Em primeiro lugar, duas assertivas são necessárias:

  • O governo do PT não representa a classe trabalhadora brasileira.
  • Os manifestantes que foram às ruas no último domingo, 12 de abril, não representam a classe trabalhadora brasileira.

Das quase 3.000 pessoas esperadas nos protestos contra o governo federal em Campo Mourão, no ultimo domingo (12/04), estima-se que pouco mais de 300 tenha realmente comparecido. A participação pífia, naturalmente, frustrou os organizadores. Um deles desabafou a um meio de imprensa local: “Estamos fazendo este manifesto para acordar a população”.

E quem eram os organizadores? Entidades patronais e empresariais, eufemisticamente chamadas de “movimentos sociais” – isso para não ficar tão evidente a vinculação social e econômica do grupo que, desde 2003, pede, seletivamente, a cabeça de Lula, Dilma, e do próprio PT, como solução para o fim da corrupção que corrói nossas instituições políticas.

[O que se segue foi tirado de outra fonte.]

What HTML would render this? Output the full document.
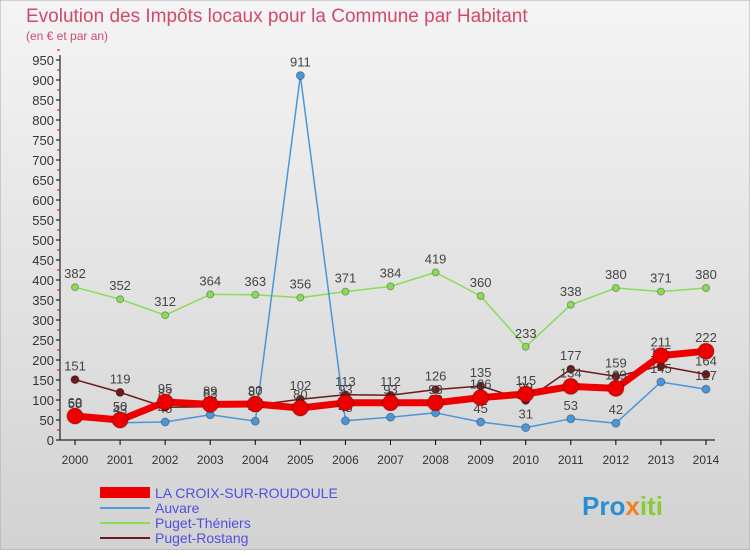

O anti-petismo “de classe”, justo ou não, não é privilégio de Campo Mourão. Na pequena cidade de Marechal Cândido Rondon, situada no oeste do Estado do Paraná, os manifestantes organizaram um “tratoraço” para protestar contra o governo federal no domingo. A cidade, apesar de ter apenas cerca de 50 mil habitantes, é, desde os anos 1960, uma das mais ricas no cenário regional do agronegócio paranaense. Nesse ramo, onde predomina a monocultura, o trator sempre foi símbolo de status e de modernidade. É, também, símbolo da concentração fundiária.

Ao tratoraço promovido pelos donos da soja, seguiu-se um desfile de automóveis: carros do ano, potentes caminhonetes e outros veículos geralmente desejados pelos abastados plantadores de soja e milho transgênicos cotados em dólar, e vendidos preferencialmente ao exterior. Embora auto-rotulados como aqueles que “alimentam o Brasil”, o agronegócio representa apenas 30% dos alimentos que efetivamente chegam às mesas da população brasileira. Os outros 70% vem da agricultura familiar: pequenos sítios e chácaras não mecanizados, muitos dos quais estabelecimentos rurais gerados a partir da pressão social por reforma agrária, como aquelas feitas pelo MST.

Nos protestos de domingo, inclusive nas cidades do agronegócio, várias faixas pediam o fim do MST.

Poucos daqueles agricultores familiares – os que realmente alimentam o Brasil – foram às ruas contra Dilma no domingo. Ao contrário: dias atrás, Dilma encontrou-se com alguns destes, assentados no Rio Grande do Sul. Lá, embora a presidenta tenha discursado em defesa do “ajuste fiscal” (medida tão criticada pelos movimentos sociais, incluindo o MST), foi ovacionada e defendida. Lá, os trabalhadores apoiaram Dilma. No domingo, as entidades patronais e empresariais rejeitaram Dilma e o PT.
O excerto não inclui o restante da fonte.